Data is at the core of today’s most prolific AI technologies.From automated cars to retail chatbots, each of these innovations require mammoth amounts of specialized data to train their algorithms. As public demand for smart technologies increases, so too does the race to develop products that are better, cheaper and faster. The dataset generation industry is a behemoth, silently expanding.
A recent report predicts the worldwide dataset generation industry will sustain a 5x increase from today’s valuation by 2030, growing to USD $8,607 million (Research and Markets, 2022). The scope for engagement and profit is immense. Unfortunately, the majority profit goes towards dataset generation companies and NOT their workers.
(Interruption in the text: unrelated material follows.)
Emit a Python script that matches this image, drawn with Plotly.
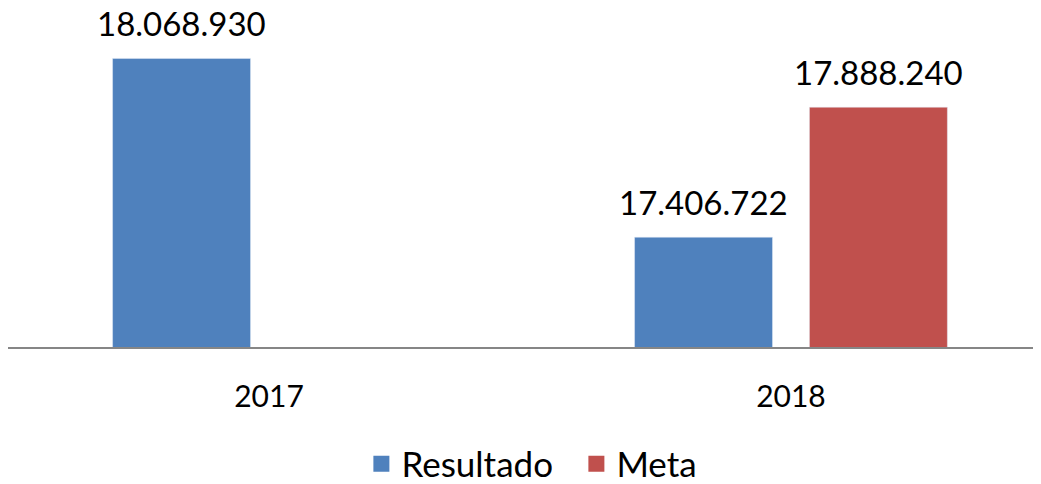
import plotly.graph_objects as go

categories = ["2017", "2018"]
resultado = [18068930, 17406722]
meta = [None, 17888240]

BLUE = "#4F81BD"
RED = "#C0504D"
FONT = "Lato"

fig = go.Figure()
fig.add_trace(go.Bar(x=categories, y=resultado, name="Resultado", marker_color=BLUE,
                     showlegend=False))
fig.add_trace(go.Bar(x=categories, y=meta, name="Meta", marker_color=RED,
                     showlegend=False))
# legend proxies
fig.add_trace(go.Scatter(x=[categories[0]], y=[None], mode="markers", name="Resultado",
                         marker=dict(symbol="square", size=20, color=BLUE)))
fig.add_trace(go.Scatter(x=[categories[0]], y=[None], mode="markers", name="Meta",
                         marker=dict(symbol="square", size=20, color=RED)))

def fmt(v):
    return f"{v:,.0f}".replace(",", ".")

for series, shift in ((resultado, -87.5), (meta, 87.5)):
    for i, v in enumerate(series):
        if v is None:
            continue
        fig.add_annotation(x=i, y=v, xref="x", yref="y", text=fmt(v),
                           showarrow=False, yanchor="bottom", yshift=13, xshift=shift,
                           font=dict(family=FONT, size=33, color="#000000"))

fig.update_layout(
    width=1041, height=484,
    margin=dict(l=0, r=8, t=15, b=145, autoexpand=False),
    paper_bgcolor="white", plot_bgcolor="white",
    barmode="group", bargap=0.33, bargroupgap=0.211,
    separators=",.",
    font=dict(family=FONT, size=30, color="#000000"),
    legend=dict(orientation="h", xref="container", x=0.546, xanchor="center",
                yref="container", y=0.058, yanchor="middle",
                font=dict(family=FONT, size=35, color="#000000"),
                itemsizing="trace", itemwidth=30, entrywidth=170, entrywidthmode="pixels"),
    xaxis=dict(type="category", categoryorder="array", categoryarray=categories,
               range=[-0.5, 1.479], automargin=False,
               showline=True, linecolor="#868686", linewidth=2, ticks="outside",
               ticklen=22, tickcolor="rgba(0,0,0,0)", showgrid=False,
               tickfont=dict(family=FONT, size=30, color="#000000")),
    yaxis=dict(range=[17000000, 18200000], visible=False, showgrid=False, automargin=False),
)

fig.write_html("out.html")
While most data workers make on average USD $0.22 (India) and USD $2 (USA) per hour of work; datasets are sold for USD $60-140 per hour of cleaned data!
THE HUMAN COST OF AI.
Let’s lift the curtain and look behind what it takes to make AI technologies to uncover the human labour element. At the visible forefront are your product managers, data engineers, scientists, and developers. They develop the product, write the algorithms, and prepare technologies for consumption. But let’s take a step back to writing algorithms. Technologies are taught to perform tasks and respond to stimuli by interacting with curated speech, text, image, and video training datasets. But where do these come from? While some models use free user-data, many technologies require the purchase of specific datasets from companies like Amazon’s Mechanical Turk (AMT), Appen, iMerit and Samasource.
In 2018 the ILO published a report highlighting the exploitative nature of digital work. This was soon followed by an article in the Atlantic exposing the AMT platform for significantly underpaying their workers. The unfortunate truth is painful – neither dataset generation companies nor most technology companies actively consider the livelihoods of dataset generation workers.
We believe that the data industry has the potential to be one of the driving forces of poverty reduction. With the industry currently valued at over USD $40 billion, there is substantial space for data workers to significantly benefit from these profits.
Our vision is a world where ethical data generation practices are the standard and not an exception. But this ecosystem cannot be created alone, we need the support of technology companies to advocate for the use of ethical data. Data workers need to be put at the heart of the ecosystem and prioritized in every decision. To this end, we have developed the Ethical Data Pledge, where we call on technology companies, data companies and compassionate individuals to help us create a world where digital work is ethical, sustainable and beneficial to workers!